DIRECTIONS | The data below should be printed in full, exactly, and without any of its images.
::: DATA LINES :::
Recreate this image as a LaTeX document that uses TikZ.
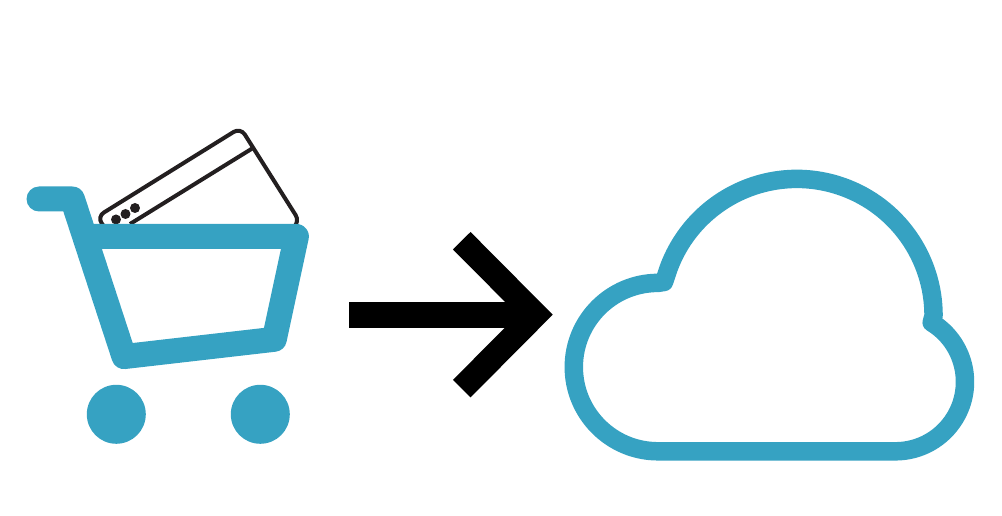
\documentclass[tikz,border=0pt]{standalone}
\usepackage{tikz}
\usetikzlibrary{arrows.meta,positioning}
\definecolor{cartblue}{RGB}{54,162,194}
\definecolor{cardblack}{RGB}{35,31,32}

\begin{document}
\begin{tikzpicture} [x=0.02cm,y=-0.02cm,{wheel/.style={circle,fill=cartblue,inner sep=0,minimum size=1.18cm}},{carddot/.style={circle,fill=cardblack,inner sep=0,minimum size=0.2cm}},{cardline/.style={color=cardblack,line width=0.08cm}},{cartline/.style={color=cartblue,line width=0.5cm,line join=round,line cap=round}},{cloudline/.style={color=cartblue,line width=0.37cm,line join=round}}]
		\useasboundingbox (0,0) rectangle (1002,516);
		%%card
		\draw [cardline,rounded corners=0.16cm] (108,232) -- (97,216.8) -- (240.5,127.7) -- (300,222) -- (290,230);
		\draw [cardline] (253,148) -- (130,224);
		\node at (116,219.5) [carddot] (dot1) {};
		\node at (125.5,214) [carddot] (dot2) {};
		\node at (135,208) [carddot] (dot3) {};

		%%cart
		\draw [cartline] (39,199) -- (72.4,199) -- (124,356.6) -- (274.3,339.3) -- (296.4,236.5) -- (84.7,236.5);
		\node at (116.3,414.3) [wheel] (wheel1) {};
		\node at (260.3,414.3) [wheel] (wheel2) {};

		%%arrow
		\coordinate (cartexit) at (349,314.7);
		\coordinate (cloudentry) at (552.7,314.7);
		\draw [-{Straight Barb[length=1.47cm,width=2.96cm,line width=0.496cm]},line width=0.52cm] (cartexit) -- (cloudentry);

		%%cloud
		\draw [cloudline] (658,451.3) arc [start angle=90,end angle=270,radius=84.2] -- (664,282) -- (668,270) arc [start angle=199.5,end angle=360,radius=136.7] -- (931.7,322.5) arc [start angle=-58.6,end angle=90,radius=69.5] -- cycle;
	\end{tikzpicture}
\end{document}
:::
RESPONSE TO THE EXERCISE |
Recreate this image as a LaTeX document that uses TikZ.
\documentclass[tikz,border=0pt]{standalone}
\usepackage{tikz}
\usetikzlibrary{arrows.meta,positioning}
\definecolor{cartblue}{RGB}{54,162,194}
\definecolor{cardblack}{RGB}{35,31,32}

\begin{document}
\begin{tikzpicture} [x=0.02cm,y=-0.02cm,{wheel/.style={circle,fill=cartblue,inner sep=0,minimum size=1.18cm}},{carddot/.style={circle,fill=cardblack,inner sep=0,minimum size=0.2cm}},{cardline/.style={color=cardblack,line width=0.08cm}},{cartline/.style={color=cartblue,line width=0.5cm,line join=round,line cap=round}},{cloudline/.style={color=cartblue,line width=0.37cm,line join=round}}]
		\useasboundingbox (0,0) rectangle (1002,516);
		%%card
		\draw [cardline,rounded corners=0.16cm] (108,232) -- (97,216.8) -- (240.5,127.7) -- (300,222) -- (290,230);
		\draw [cardline] (253,148) -- (130,224);
		\node at (116,219.5) [carddot] (dot1) {};
		\node at (125.5,214) [carddot] (dot2) {};
		\node at (135,208) [carddot] (dot3) {};

		%%cart
		\draw [cartline] (39,199) -- (72.4,199) -- (124,356.6) -- (274.3,339.3) -- (296.4,236.5) -- (84.7,236.5);
		\node at (116.3,414.3) [wheel] (wheel1) {};
		\node at (260.3,414.3) [wheel] (wheel2) {};

		%%arrow
		\coordinate (cartexit) at (349,314.7);
		\coordinate (cloudentry) at (552.7,314.7);
		\draw [-{Straight Barb[length=1.47cm,width=2.96cm,line width=0.496cm]},line width=0.52cm] (cartexit) -- (cloudentry);

		%%cloud
		\draw [cloudline] (658,451.3) arc [start angle=90,end angle=270,radius=84.2] -- (664,282) -- (668,270) arc [start angle=199.5,end angle=360,radius=136.7] -- (931.7,322.5) arc [start angle=-58.6,end angle=90,radius=69.5] -- cycle;
	\end{tikzpicture}
\end{document}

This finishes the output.